Das jpg fängt oben hell an und wird nach unten hin immer blauer. Klappt.

Aber wie bastelt man fachmännisch einen Schatten links und rechts am Div? Der Schatten soll vom Rand des Divs weg immer heller werden. Bin für Vorschläge offen. 

-bedank-


----------



## Teilzeitphilosoph (1. September 2010)

So, ich hab schon mal das hier gefunden.

http://www.thestyleworks.de/tut-art/shadow.shtml

Sieht ja ganz nett aus aber das Problem ist, dass es nur bei komplett weißem Hintergrund klappt. Das ist nur die halbe Miete, denn der Schatten muss sich dem Farbverlauf anpassen...da ist ein weißer Abstand unschön. ^^


----------



## hela (1. September 2010)

Hallo,

ich habe die Schatten selber noch nicht ausprobiert, aber versuch doch mal für Mozilla-, KHTML- und Opera-Browser die CSS3-Eigenschaften zu verwenden:
CSS3-Generator -> Box Shadow

Für den Internet-Explorer könntest du vielleicht das Shadow-Filter verwenden:
http://mariofink.de/code/css3-box-shadow-fuer-internet-explorer-6-8/

Ob sich das an "den Farbverlauf anpasst" weiß ich nicht, aber eine Rückmeldung von dir wäre prima.


----------



## Teilzeitphilosoph (1. September 2010)

Ich dank dir für den Vorschlag, hab aber was anderes gefunden.
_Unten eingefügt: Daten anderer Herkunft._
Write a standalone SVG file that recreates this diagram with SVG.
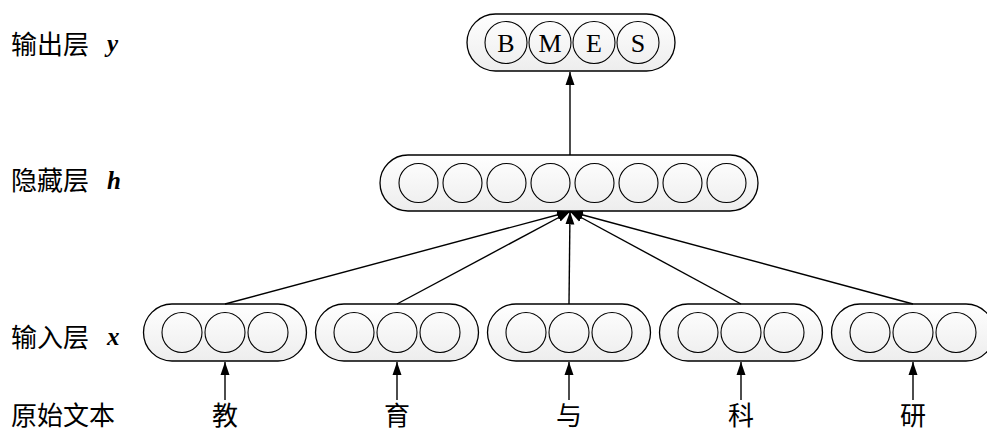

Von

http://www.alistapart.com/articles/cssdropshadows/

hab ich mir aus dem Katzenbild den Schatten geklaut. Ja, ich bin kein Vorbild. 
Dann in Photoshop einen Teil von der rechten Seite ausgeschnitten, ein neues Bild mit der Breite meines Divs gemacht und links und rechts den Ausschnitt eingefügt, gespeichert als png und das dann als außen-rum-Div eingebaut, fertig.


----------